At the end of the stories, the reader finds some characters for whom nothing is going well, but not completely bad either, that there is a wall against which we knock again and again, a feeling of being lost… .a bit like the world.
There comes a point in the story where you can move the story toward a positive outcome, and every time I got there, it felt like I was faking it, like I was denying what had just happened. It’s not that I think the world is shit and I’m going to write a sad story, because sometimes I think the world is wonderful. I believe that life is everything, so if some stories say that sometimes we get into trouble that we can’t get out of, then it is, or if we get into trouble and the only way out is by thinking- there differently.

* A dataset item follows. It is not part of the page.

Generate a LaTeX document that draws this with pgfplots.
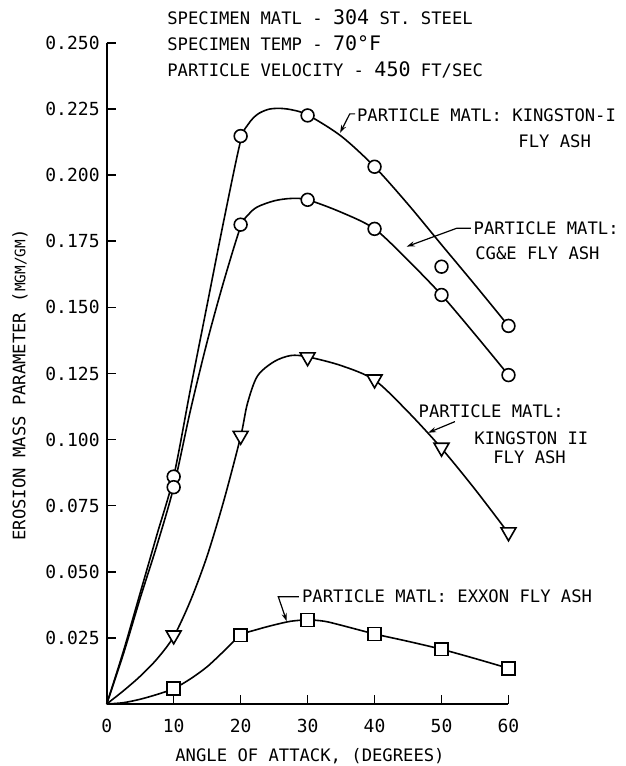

Plant a revolutionary seed that we don’t know if it will germinate or not…
Yes, that’s the beauty of stories, you can tell them and then you’ll see if they go in one direction or another. But another thing I really believe is that even if I tell you a very sad story, if I make you laugh while I’m telling it to you, or even if we just feel together while you’re reading it, with my arm around yours shoulder, that’s very positive, it’s the most positive thing, and whether the couple gets married in the end or not… it’s a Hollywood idea. The happy ending is when you and I, reader and writer, have been through something together and feel closer at the end.
Language is an essential component in many of the stories.
Words move the world, they are the way we conceptualize and articulate things. If I say, for example, “the patriotic wonder of a man”, or “a great braggart who hides behind a flag”, they are two different things. I come from a working-class background, and when I was young I remember being very passionate and very inarticulate, talking a lot, and very fast, but as I got older I started to read more and I started to be, I think, a little more articulate, and indeed I had access to a higher register of conversation and thought, and that was important in my life. And this ability to be able to change register, to be able to play with confusion or precision is present in my literature. Someone told me that everyone is a Buddha until they start talking.
In that case, at least you are a Buddhist…
Yes, Buddhist, but not Buddha, no! It’s the idea that we have access to something quite deep and quiet, but when we start talking it all gets messy, and it’s wonderful for literature. The other side is when we use the usual language for convenience, because nowadays it masks the reality, which is very complex and multi-tonal. Language has also become a corporate tool, and these large entities use it to calm everyone down and ultimately distance us from reality. So literature also serves to remember that we don’t know anything, that we don’t control anything and life will bite us in the ass.
But we have to keep fighting, don’t we?
Yes, it’s another way to celebrate, or to be positive: this life is a bitch, but I’m happy to be here, and right now I don’t want to be anywhere else. The stories are about playing, because no one gets hurt, a way to exercise art and the mind.
Is finding the narrator and voice for each character the hardest part?
No, that’s the easy part, and what I love is when a good voice comes along, one that I can do, it’s the best because then I don’t have to worry about anything, I just have to keep writing that voice and he will tell me what will happen.